Infiniti is far from the first luxury automotive brand to show off an electric car concept in the wake of fending off Tesla and other startups, but Nissan’s upscale division has taken the 2018 Leaf’s heart and run in a very different direction.
This is the Infiniti Prototype 9, a design concept due to be shown this week at the 2017 Pebble Beach Concours d’Elegance near Monterey, California. But under the vintage-looking clothes of the Prototype 9, lies the powertrain from the 2018 Nissan Leaf.

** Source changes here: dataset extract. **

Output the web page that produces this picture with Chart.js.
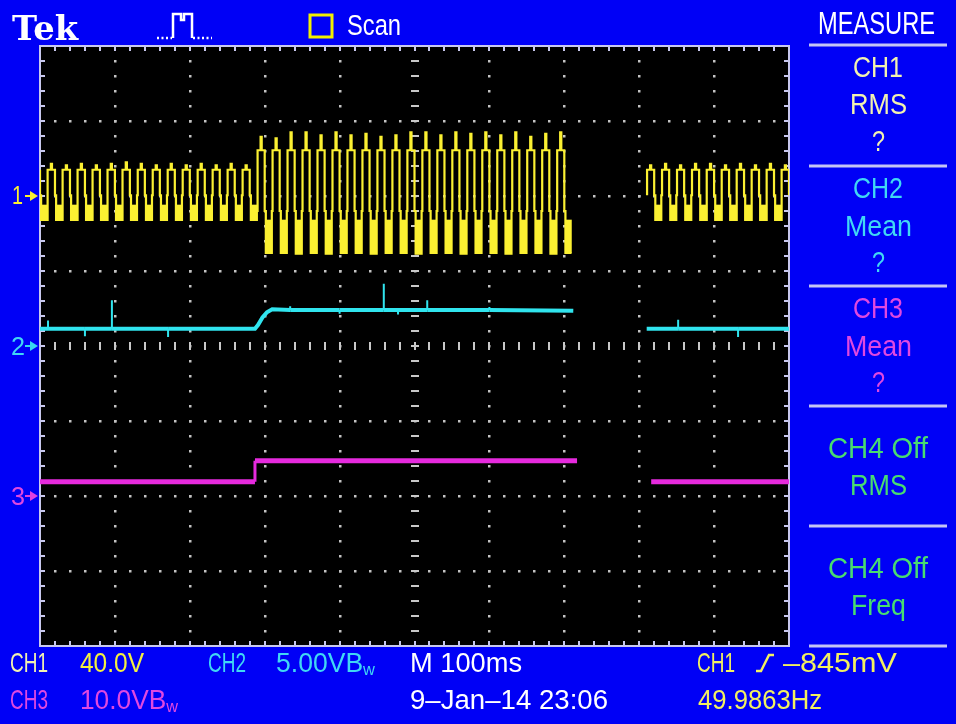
<!DOCTYPE html>
<html>
<head>
<meta charset="utf-8">
<script src="https://cdn.jsdelivr.net/npm/chart.js@4.4.1/dist/chart.umd.min.js"></script>
<style>
  html, body { margin: 0; padding: 0; background: #0000f6; }
  #wrap { position: relative; width: 956px; height: 724px; overflow: hidden; background: #0000f6; }
  #scope { position: absolute; left: 0; top: 0; }
  #deco { position: absolute; left: 0; top: 0; }
  .lab { position: absolute; white-space: pre; line-height: 1; transform-origin: 0 0;
         font-family: "Liberation Sans", Arial, sans-serif; }
</style>
</head>
<body>
<div id="wrap">
  <canvas id="scope" width="956" height="724"></canvas>
  <svg id="deco" width="956" height="724" fill="none" stroke-linecap="butt">
    <!-- trigger icon -->
    <path d="M157 38H172M193 38H212" stroke="#fff" stroke-width="2.5" stroke-dasharray="2 2.5"/>
    <path d="M173 38V14H181V20H184V14H192V38" stroke="#fff" stroke-width="2.5"/>
    <!-- scan box -->
    <rect x="310" y="15" width="22" height="22" stroke="#f2f000" stroke-width="3"/>
    <!-- channel markers -->
    <path d="M25 196H31" stroke="#fbf032" stroke-width="2"/><path d="M30 191L38 196L30 201Z" fill="#fbf032"/>
    <path d="M25 346H31" stroke="#38d8f0" stroke-width="2"/><path d="M30 341L38 346L30 351Z" fill="#38d8f0"/>
    <path d="M25 496H31" stroke="#e040e0" stroke-width="2"/><path d="M30 491L38 496L30 501Z" fill="#e040e0"/>
    <!-- trigger slope -->
    <path d="M756 671H761L769 655H774" stroke="#f2f060" stroke-width="2.5"/>
    <!-- measure menu separators -->
    <g stroke="#c4c4f4" stroke-width="3">
      <path d="M809 45H947M809 166H947M809 286H947M809 406H947M809 526H947M809 646H947"/>
    </g>
  </svg>
</div>
<script>
// screen: M 100ms/div x 10 div, 8 vertical div, 0 = centre line
const xMin = 0, xMax = 1000;
const yMin = -4, yMax = 4;

// CH1 (49.9863 Hz -> one cycle per 20 ms), one entry per cycle, first spike at -4 ms
// levels in div; null where the scan has not drawn the trace
const ch1Period = 20;
const ch1FirstSpike = -4;
const ch1Peak = [
  2.41, 2.43, 2.41, 2.43, 2.41, 2.43, 2.45, 2.43, 2.41, 2.43, 2.41, 2.43, 2.41, 2.43, 2.41,
  2.79, 2.77, 2.85, 2.85, 2.81, 2.85, 2.81, 2.83, 2.79, 2.81, 2.85, 2.85, 2.81, 2.85, 2.83, 2.85, 2.81, 2.85, 2.79, 2.83, 2.85,
  null, null, null, null, null,
  2.41, 2.43, 2.41, 2.43, 2.43, 2.41, 2.43, 2.41, 2.43, 2.41
];
const ch1High = [
  2.35, 2.35, 2.35, 2.35, 2.35, 2.35, 2.35, 2.35, 2.35, 2.35, 2.35, 2.35, 2.35, 2.35, 2.35,
  2.61, 2.61, 2.61, 2.61, 2.61, 2.61, 2.61, 2.61, 2.61, 2.61, 2.61, 2.61, 2.61, 2.61, 2.61, 2.61, 2.61, 2.61, 2.61, 2.61, 2.61,
  null, null, null, null, null,
  2.35, 2.35, 2.35, 2.35, 2.35, 2.35, 2.35, 2.35, 2.35, 2.35
];
const ch1Mid = [
  2.01, 2.01, 2.01, 2.01, 2.01, 2.01, 2.01, 2.01, 2.01, 2.01, 2.01, 2.01, 2.01, 2.01, 2.01,
  1.80, 1.80, 1.80, 1.80, 1.80, 1.80, 1.80, 1.80, 1.80, 1.80, 1.80, 1.80, 1.80, 1.80, 1.80, 1.80, 1.80, 1.80, 1.80, 1.80, 1.80,
  null, null, null, null, null,
  2.01, 2.01, 2.01, 2.01, 2.01, 2.01, 2.01, 2.01, 2.01, 2.01
];
const ch1BandTop = [
  1.88, 1.88, 1.88, 1.88, 1.88, 1.88, 1.88, 1.88, 1.88, 1.88, 1.88, 1.88, 1.88, 1.88, 1.88,
  1.68, 1.68, 1.68, 1.68, 1.68, 1.68, 1.68, 1.68, 1.68, 1.68, 1.68, 1.68, 1.68, 1.68, 1.68, 1.68, 1.68, 1.68, 1.68, 1.68, 1.68,
  null, null, null, null, null,
  1.88, 1.88, 1.88, 1.88, 1.88, 1.88, 1.88, 1.88, 1.88, 1.88
];
const ch1Low = [
  1.68, 1.68, 1.68, 1.68, 1.68, 1.68, 1.68, 1.68, 1.68, 1.68, 1.68, 1.68, 1.68, 1.68, 1.68,
  1.24, 1.24, 1.23, 1.24, 1.23, 1.24, 1.24, 1.23, 1.24, 1.24, 1.23, 1.24, 1.24, 1.23, 1.24, 1.24, 1.23, 1.24, 1.24, 1.23, 1.24,
  null, null, null, null, null,
  1.68, 1.68, 1.68, 1.68, 1.68, 1.68, 1.68, 1.68, 1.68, 1.68
];
const ch1Drawn = [[0, 712], [810, 1000]];

// CH2 (ms, div)
const ch2Time  = [0, 10.7, 10.7, 10.7, 60, 60, 60, 96, 96, 96, 171, 171, 171, 287, 291, 297, 303, 310,
                  334, 334, 334, 400, 400, 400, 459, 459, 459, 478, 478, 478, 517, 517, 517, 600, 600, 600, 712,
                  760, 810, 852, 852, 852, 932, 932, 932, 1000];
const ch2Level = [0.23, 0.23, 0.34, 0.23, 0.23, 0.13, 0.23, 0.23, 0.61, 0.23, 0.23, 0.12, 0.23, 0.23, 0.28, 0.38, 0.45, 0.49,
                  0.48, 0.53, 0.48, 0.48, 0.43, 0.48, 0.48, 0.83, 0.48, 0.48, 0.42, 0.48, 0.48, 0.61, 0.48, 0.48, 0.52, 0.48, 0.47,
                  null, 0.23, 0.23, 0.35, 0.23, 0.23, 0.12, 0.23, 0.23];

// CH3 (ms, div)
const ch3Time  = [0, 287, 287, 717, 760, 816, 1000];
const ch3Level = [-1.81, -1.81, -1.53, -1.53, null, -1.81, -1.81];

const colCh1 = '#fbf032', colCh2 = '#30e4ee', colCh3 = '#e62ade';

function inDrawn(t) {
  return ch1Drawn.some(([a, b]) => t >= a && t <= b);
}

function ch1Line() {
  const pts = [];
  ch1Drawn.forEach(([from, to], s) => {
    if (s > 0) pts.push({x: from - 1, y: null});
    ch1Peak.forEach((pk, i) => {
      if (pk === null) return;
      const t = ch1FirstSpike + i * ch1Period;
      const hi = ch1High[i], md = ch1Mid[i], lo = ch1Low[i];
      [[t - 6.5, md], [t - 5.5, md], [t - 5.5, hi], [t - 1.5, hi], [t - 1.5, pk], [t, pk], [t, hi],
       [t + 4, hi], [t + 4, md], [t + 5.5, md], [t + 5.5, lo], [t + 13.5, lo]]
        .forEach(([x, y]) => { if (x >= from && x <= to) pts.push({x, y}); });
    });
  });
  return pts;
}

function ch1Bands() {
  const out = [];
  ch1Peak.forEach((pk, i) => {
    if (pk === null) return;
    const c = ch1FirstSpike + i * ch1Period + 9.5;
    if (inDrawn(c)) out.push({x: c, y: [ch1Low[i], ch1BandTop[i]]});
  });
  return out;
}

const pairs = (ts, vs) => ts.map((t, i) => ({x: t, y: vs[i]}));
const vertThin = (thin, thick) => c => Math.abs(c.p0.parsed.x - c.p1.parsed.x) < 1e-6 ? thin : thick;

const scopeGrid = {
  id: 'scopeGrid',
  beforeDraw(chart) {
    const {ctx, chartArea: a} = chart;
    ctx.save();
    ctx.fillStyle = '#000';
    ctx.fillRect(a.left, a.top, a.right - a.left, a.bottom - a.top);
    ctx.restore();
  },
  beforeDatasetsDraw(chart) {
    const {ctx, chartArea: a, scales: {x, y}} = chart;
    const X = v => Math.round(x.getPixelForValue(v));
    const Y = v => Math.round(y.getPixelForValue(v));
    ctx.save();
    // dotted graticule
    ctx.fillStyle = '#c4c4c4';
    for (let i = 1; i < 10; i++) {
      if (i === 5) continue;
      for (let j = 1; j < 40; j++) ctx.fillRect(X(i * 100) - 1, Y(-4 + j * 0.2) - 1, 2.5, 2.5);
    }
    for (let j = 1; j < 8; j++) {
      if (j === 4) continue;
      for (let i = 1; i < 50; i++) ctx.fillRect(X(i * 20) - 1, Y(-4 + j) - 1, 2.5, 2.5);
    }
    // centre lines with minor ticks
    ctx.strokeStyle = '#c8c8c8';
    ctx.lineWidth = 2;
    ctx.beginPath();
    for (let i = 1; i < 50; i++) { const px = X(i * 20); ctx.moveTo(px, Y(0) - 4); ctx.lineTo(px, Y(0) + 4); }
    for (let j = 1; j < 40; j++) { const py = Y(-4 + j * 0.2); ctx.moveTo(X(500) - 4, py); ctx.lineTo(X(500) + 4, py); }
    ctx.stroke();
    // border with inward ticks
    ctx.strokeStyle = '#c8c8ee';
    ctx.beginPath();
    for (let i = 1; i < 50; i++) {
      const px = X(i * 20);
      ctx.moveTo(px, a.top); ctx.lineTo(px, a.top + 5);
      ctx.moveTo(px, a.bottom); ctx.lineTo(px, a.bottom - 5);
    }
    for (let j = 1; j < 40; j++) {
      const py = Y(-4 + j * 0.2);
      ctx.moveTo(a.left, py); ctx.lineTo(a.left + 5, py);
      ctx.moveTo(a.right, py); ctx.lineTo(a.right - 5, py);
    }
    ctx.stroke();
    ctx.strokeRect(a.left, a.top, a.right - a.left, a.bottom - a.top);
    ctx.restore();
  }
};

new Chart(document.getElementById('scope'), {
  type: 'line',
  data: {
    datasets: [
      {
        label: 'CH1',
        data: ch1Line(),
        borderColor: colCh1,
        borderWidth: 2.2,
        spanGaps: false,
      },
      {
        label: 'CH1 band',
        type: 'bar',
        data: ch1Bands(),
        backgroundColor: colCh1,
        borderWidth: 0,
        borderSkipped: false,
        barThickness: 6,
      },
      {
        label: 'CH2',
        data: pairs(ch2Time, ch2Level),
        borderColor: colCh2,
        borderWidth: 4,
        spanGaps: false,
        segment: {borderWidth: vertThin(2, 4)},
      },
      {
        label: 'CH3',
        data: pairs(ch3Time, ch3Level),
        borderColor: colCh3,
        borderWidth: 5,
        spanGaps: false,
        segment: {borderWidth: vertThin(3, 5)},
      }
    ]
  },
  options: {
    responsive: false,
    animation: false,
    layout: {padding: {left: 40, top: 46, right: 167, bottom: 78}},
    elements: {point: {radius: 0}, line: {tension: 0, borderJoinStyle: 'miter'}},
    plugins: {legend: {display: false}, tooltip: {enabled: false}},
    scales: {
      x: {type: 'linear', min: xMin, max: xMax, offset: false, display: false},
      y: {type: 'linear', min: yMin, max: yMax, display: false}
    }
  },
  plugins: [scopeGrid]
});

// on-screen readouts
const wrap = document.getElementById('wrap');
function label(html, x, capTop, capH, w, color, o = {}) {
  const ratio = o.ratio || 0.716;
  const fs = capH / ratio;
  const el = document.createElement('div');
  el.className = 'lab';
  el.style.fontSize = fs + 'px';
  el.style.color = color;
  if (o.font) el.style.fontFamily = o.font;
  if (o.weight) el.style.fontWeight = o.weight;
  el.innerHTML = html;
  wrap.appendChild(el);
  const nat = el.getBoundingClientRect().width;
  const left = o.center ? x - w / 2 : x;
  el.style.left = left + 'px';
  el.style.top = (capTop - (o.lead || 0.13) * fs) + 'px';
  el.style.transform = 'scaleX(' + (w / nat) + ')';
}

const paleY = '#f2f2b0', yel = '#f2f060', cyan = '#40d8f4', mag = '#e048e0', grn = '#48dc70', wht = '#ffffff';
const bw = 'B<span style="font-size:.62em;vertical-align:-.2em">w</span>';

label('Tek', 12, 17, 24, 66, wht, {font: '"DejaVu Serif", serif', weight: 'bold', ratio: 0.729, lead: 0.117});
label('Scan', 347, 14, 21, 54, wht);
label('MEASURE', 818, 13, 22, 117, wht);

[['CH1', 56, 50], ['RMS', 93, 57], ['?', 130, 13]].forEach(r => label(r[0], 878, r[1], 21, r[2], paleY, {center: true}));
[['CH2', 177, 50], ['Mean', 215, 67], ['?', 251, 13]].forEach(r => label(r[0], 878, r[1], 21, r[2], cyan, {center: true}));
[['CH3', 297, 50], ['Mean', 335, 67], ['?', 371, 13]].forEach(r => label(r[0], 878, r[1], 21, r[2], mag, {center: true}));
[['CH4 Off', 437, 100], ['RMS', 474, 57], ['CH4 Off', 557, 100], ['Freq', 594, 55]]
  .forEach(r => label(r[0], 878, r[1], 21, r[2], grn, {center: true}));

label('1', 12, 185, 19, 11, colCh1);
label('2', 11, 336, 19, 14, cyan);
label('3', 11, 486, 19, 14, mag);

label('CH1', 10, 653, 20, 38, paleY);
label('40.0V', 80, 653, 20, 64, '#f4f040');
label('CH2', 208, 653, 20, 38, cyan);
label('5.00V' + bw, 276, 653, 20, 99, cyan);
label('M 100ms', 410, 653, 20, 112, wht);
label('CH1', 697, 653, 20, 38, yel);
label('\u2013845mV', 783, 653, 20, 114, yel);

label('CH3', 10, 690, 20, 38, mag);
label('10.0V' + bw, 80, 690, 20, 98, mag);
label('9\u2013Jan\u201314 23:06', 410, 690, 20, 198, wht);
label('49.9863Hz', 698, 690, 20, 124, yel);
</script>
</body>
</html>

Spend all your charge on a racetrack and Infiniti says the Prototype 9 should last up to 20 minutes
A 148-horsepower electric motor, with 236 pound-feet of torque, and a 30kWh battery, powers the rear wheels through a single-speed transmission, according to Infiniti. Interestingly enough, that sounds a lot like the electric motor that’s set to power the front wheels of the new Leaf, based on vehicle specifications that were leaked last week. Therefore in this Infiniti design project, it’s billed as a “next-generation EV powertrain.”
Still, its performance may bode well for the upcoming Nissan Leaf. Infiniti says the Prototype 9 has a top speed of 106 mph, with a 0–62 time of 5.5 seconds. Spend all your charge on a racetrack and Infiniti says the Prototype 9 should last up to 20 minutes (without actually giving a number of miles it might last).

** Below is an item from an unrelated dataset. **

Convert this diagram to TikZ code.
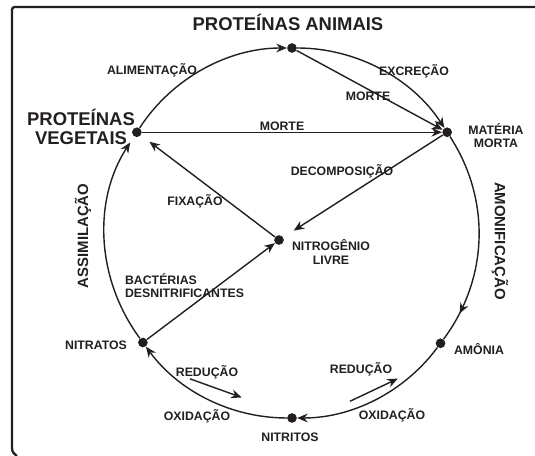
\documentclass[tikz,border=0pt]{standalone}
\usepackage{fontspec}
\setmainfont{Liberation Sans}
\usetikzlibrary{calc,arrows.meta,decorations.markings}
\definecolor{tinta}{RGB}{35,31,32}

\begin{document}
\begin{tikzpicture}[x=0.02cm,y=0.02cm,color=tinta,
    linha/.style={line width=0.8pt},
    seta/.style={linha,-{Stealth[length=6pt,width=5pt]}},
    meio/.style={linha,postaction={decorate},
      decoration={markings,mark=at position 0.86 with {\arrow{Stealth[length=6pt,width=5pt]}}}},
    ponto/.style={circle,fill,inner sep=0pt,minimum size=5.5pt},
    rot/.style={font=\fontsize{7}{7.5}\selectfont\bfseries,inner sep=1pt,align=center},
    rotv/.style={font=\fontsize{8.5}{9}\selectfont\bfseries,inner sep=1pt},
    rotgr/.style={font=\fontsize{10.5}{11}\selectfont\bfseries,inner sep=0pt,align=center}]
    \useasboundingbox (0,0) rectangle (535,456);

    % Moldura
    \draw[line width=1.3pt] (535,449) -- (18,449) .. controls (12,449) .. (12,443)
        -- (12,12) .. controls (12,4) .. (17,0);

    % Centro do ciclo
    \coordinate (O) at (292,223);

    % Pontos do ciclo
    \node[ponto] (PA) at ($(O)+(90:185)$) {};
    \node[ponto] (MO) at ($(O)+(33:185)$) {};
    \node[ponto] (AM) at ($(O)+(-36.6:185)$) {};
    \node[ponto] (NI) at ($(O)+(-90:185)$) {};
    \node[ponto] (NA) at ($(O)+(216.3:185)$) {};
    \node[ponto] (PV) at ($(O)+(147:185)$) {};
    \node[ponto] (NL) at (279,216) {};

    % Arcos do ciclo
    \draw[seta] (PV) to[out=57,in=180,looseness=0.9] (PA);
    \draw[seta] (PA) to[out=0,in=123,looseness=0.9] (MO);
    \draw[meio] (MO) to[out=-57,in=53.4,looseness=0.95] (AM);
    \draw[seta] (AM) to[out=-126.6,in=0,looseness=0.9] (NI);
    \draw[seta] (NI) to[out=180,in=306.3,looseness=0.9] (NA);
    \draw[seta,shorten >=4pt] (NA) to[out=126.3,in=237,looseness=0.95] (PV);

    % Ligacoes internas
    \draw[seta] (PA) -- (MO);
    \draw[seta] (PV) -- (MO);
    \draw[seta,shorten >=7pt] (MO) -- (NL);
    \draw[seta,shorten >=6pt] (NL) -- (PV);
    \draw[seta] (NA) -- (NL);

    % Setas de reducao
    \coordinate (r1) at ($(O)+(235:178)$);
    \coordinate (r2) at ($(O)+(253:172)$);
    \draw[seta] (r1) -- (r2);
    \coordinate (r3) at ($(O)+(289:178)$);
    \coordinate (r4) at ($(O)+(306:180)$);
    \draw[seta] (r3) -- (r4);

    % Rotulos
    \node[rotgr] (tPA) at (288,434) {PROTEÍNAS ANIMAIS};
    \node[rotgr] (tPV) at (81,329) {PROTEÍNAS\\VEGETAIS};
    \node[rot] (tMO) at (496,320) {MATÉRIA\\MORTA};
    \node[rot] (tNL) at (331,204) {NITROGÊNIO\\LIVRE};
    \node[rot] (tAM) at (479,107) {AMÔNIA};
    \node[rot] (tNI) at (290,19) {NITRITOS};
    \node[rot] (tNA) at (96,111) {NITRATOS};

    \node[rot] (lAli) at (152,386) {ALIMENTAÇÃO};
    \node[rot] (lExc) at (414,385) {EXCREÇÃO};
    \node[rot] (lMo1) at (368,360) {MORTE};
    \node[rot] (lMo2) at (282,330) {MORTE};
    \node[rot] (lDec) at (342,285) {DECOMPOSIÇÃO};
    \node[rot] (lFix) at (195,255) {FIXAÇÃO};
    \node[rot,anchor=west,align=left] (lDes) at (123,170) {BACTÉRIAS\\DESNITRIFICANTES};
    \node[rotv,rotate=90] (lAss) at (83,220) {ASSIMILAÇÃO};
    \node[rotv,rotate=-90] (lAmo) at (500,215) {AMONIFICAÇÃO};
    \node[rot] (lRe1) at (207,84) {REDUÇÃO};
    \node[rot] (lOx1) at (197,40) {OXIDAÇÃO};
    \node[rot] (lRe2) at (361,87) {REDUÇÃO};
    \node[rot] (lOx2) at (392,41) {OXIDAÇÃO};
\end{tikzpicture}
\end{document}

The Infiniti Prototype 9 is packing Nissan’s newest EV technology under a striking body, mixing old and new. But why does it look like a 1940s racecar? After all, Infiniti doesn’t have a mid-20th century racing history because it was a brand created in 1989.
The technology underneath is destined for a Nissan dealership very soon
Alfonso Albaisa, Infiniti’s senior vice president of global design, says the Prototype 9’s look was inspired by the fantasy of “‘chancing' upon an unrecognized race car, hidden away for decades in a barn, deep in the Japanese countryside.” Therefore, it bears a heavy resemblance to the German and Italian racecars from the 1930s and ‘40s, even if Infiniti’s designers in Japan tried to infuse cues from the brand’s production cars in the front and sides.
While the Infiniti Prototype 9 is a beautiful re-creation of what the 1940s racing scene may have looked like if they’d been around to build a car, don’t expect to be able to ever buy one. Yet, the technology underneath is destined for a Nissan dealership very soon.